I am back from a little break to finish my Masters dissertation but now I’m finished I plan on focusing on this blog a lot more. I have some exciting ideas and hope to be posting at least fortnightly if not weekly. I have decided to organise this blog using series’. So welcome to the first in the series of Manchester Buildings! Throughout this series I will look at amazing Mancuinan architecture, stories about the buildings we walk past every day and the people associated.
In this blog post I will be taking a look at John Rylands Library, you will have seen this building tucked in between the shiny new glass facades of Spinningfields and the hustle and bustle of Deansgate. John Rylands Library began construction in 1889 and opened to the public nearly 10 years later on the 1st of January 1900. The Gothic style of the library was conceived by the architect Basil Champneys however the library itself was commissioned by Enriqueta Rylands, wife of the late John Rylands.
John Rylands is known as Manchester’s first multi-millionaire. He made his fortune as the owner of the largest textile manufacturer in the UK, at its peak this factory employed over 15,000 people. Rylands interest in the cotton trade began from a young age. In his youth he learnt to weave which led to the creation of his first venture, a small scale manufacturer of hand-looms. Ever the entrepreneur he went into the wholesale trade business with his brothers, they impressed their father so much that Rylands & Sons was created. It was this success which inspired his third wife to establish a library in his name, the hefty sum he left her (£259 million in today’s money) will have definitely helped towards such a venture.

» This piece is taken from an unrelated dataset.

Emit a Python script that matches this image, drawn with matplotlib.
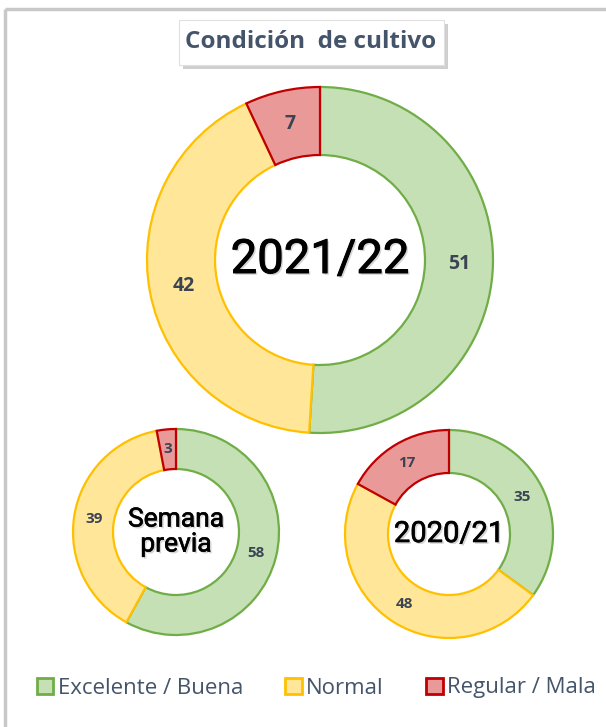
import matplotlib.pyplot as plt
import matplotlib.patheffects as pe
import numpy as np
from matplotlib.patches import Patch, Rectangle

categories = ["Excelente / Buena", "Normal", "Regular / Mala"]
fills = ["#C5E0B4", "#FFE699", "#EA9999"]
edges = ["#70AD47", "#FFC000", "#C00000"]

campaign_2122 = [51, 42, 7]
semana_previa = [58, 39, 3]
campaign_2021 = [35, 48, 17]

W, H = 606, 727
fig = plt.figure(figsize=(W / 100, H / 100), dpi=100)
ax = fig.add_axes([0, 0, 1, 1])

label_color = "#3B4453"


def center_effects(lw):
    return [pe.SimplePatchShadow(offset=(1.3, -1.3), shadow_rgbFace="#888888", alpha=0.35),
            pe.withStroke(linewidth=lw, foreground="black")]


def donut(values, cx, cy, r, inner, fs, center_text, center_fs, stroke):
    # cy given in pixel rows from top
    y = H - cy
    wedges, _ = ax.pie(
        values, center=(cx, y), radius=r, startangle=90, counterclock=False,
        colors=fills, wedgeprops=dict(width=r - inner, linewidth=1.6),
    )
    for w, ec in zip(wedges, edges):
        w.set_edgecolor(ec)
    wedges[2].set_zorder(3)
    total = sum(values)
    acc = 0
    for v in values:
        mid = (acc + v / 2) / total * 2 * np.pi
        acc += v
        rm = (r + inner) / 2
        ax.text(cx + rm * np.sin(mid), y + rm * np.cos(mid), str(v), ha="center", va="center",
                fontsize=fs, fontweight="bold", color=label_color, family="Open Sans", zorder=5)
    ax.text(cx, y, center_text, ha="center", va="center", fontsize=center_fs, color="black",
            family="Roboto", fontweight="normal", linespacing=1.05,
            path_effects=center_effects(stroke), zorder=5)


donut(campaign_2122, 320, 260, 173, 105, 14, "2021/22", 34, 0.7)
donut(semana_previa, 176, 532, 103, 63, 11, "Semana\nprevia", 19, 0.45)
donut(campaign_2021, 449, 534, 104, 61, 11, "2020/21", 21, 0.45)

# title box with shadow
ax.add_patch(Rectangle((183, H - 69), 265, 45, facecolor="#BBBBBB", edgecolor="none", alpha=0.7, zorder=1))
ax.add_patch(Rectangle((179, H - 65), 265, 45, facecolor="white", edgecolor="#E0E0E0", linewidth=0.8, zorder=2))
ax.text(311, H - 42, "Condición  de cultivo", ha="center", va="center", fontsize=17.5, fontweight="bold",
        color="#44546A", family="Open Sans", zorder=3)

# frame lines (top and left)
ax.plot([5, W], [H - 9, H - 9], color="#C8C8C8", linewidth=2.5, solid_capstyle="butt")
ax.plot([5, 5], [H - 9, 0], color="#C8C8C8", linewidth=2.5, solid_capstyle="butt")

ax.set_xlim(0, W)
ax.set_ylim(0, H)
ax.set_aspect("equal")
ax.axis("off")

handles = [Patch(facecolor=f, edgecolor=e, linewidth=2) for f, e in zip(fills, edges)]
fig.legend(handles, categories, loc="center", bbox_to_anchor=(0.522, 1 - 688 / H), ncol=3, frameon=False,
           prop=dict(family="Open Sans", size=16), labelcolor="#44546A", handlelength=0.75, handleheight=0.75,
           handletextpad=0.2, columnspacing=1.9)

fig.savefig("out.png", dpi=100)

As for the creation of the library we must turn to Enriqueta Rylands. She chose Basil Champneys as architect for the project thanks to his work on the library of Mansfield College, Oxford however she asked for something similar but much more extravagant. To establish the collection of the library she used £210,000 to secretly acquire the collection of the 2nd Earl Spencer’s library which was put up for sale in 1892. Of course with all of these books and scripts she needed someone to index and catalogue all the items, or this task she commissioned the Mancunian academic Alice Margaret Cooke who is well known for her contributions towards improving access to higher education for Women in Manchester.
In the 1970s the library merged with the University of Manchester and the building was given grade 1 listed status in 1994. This incredible building will not only be known as a place for academia, learning and knowledge but also as a symbol of love and remembrance for a Manchester couple who will go down in history.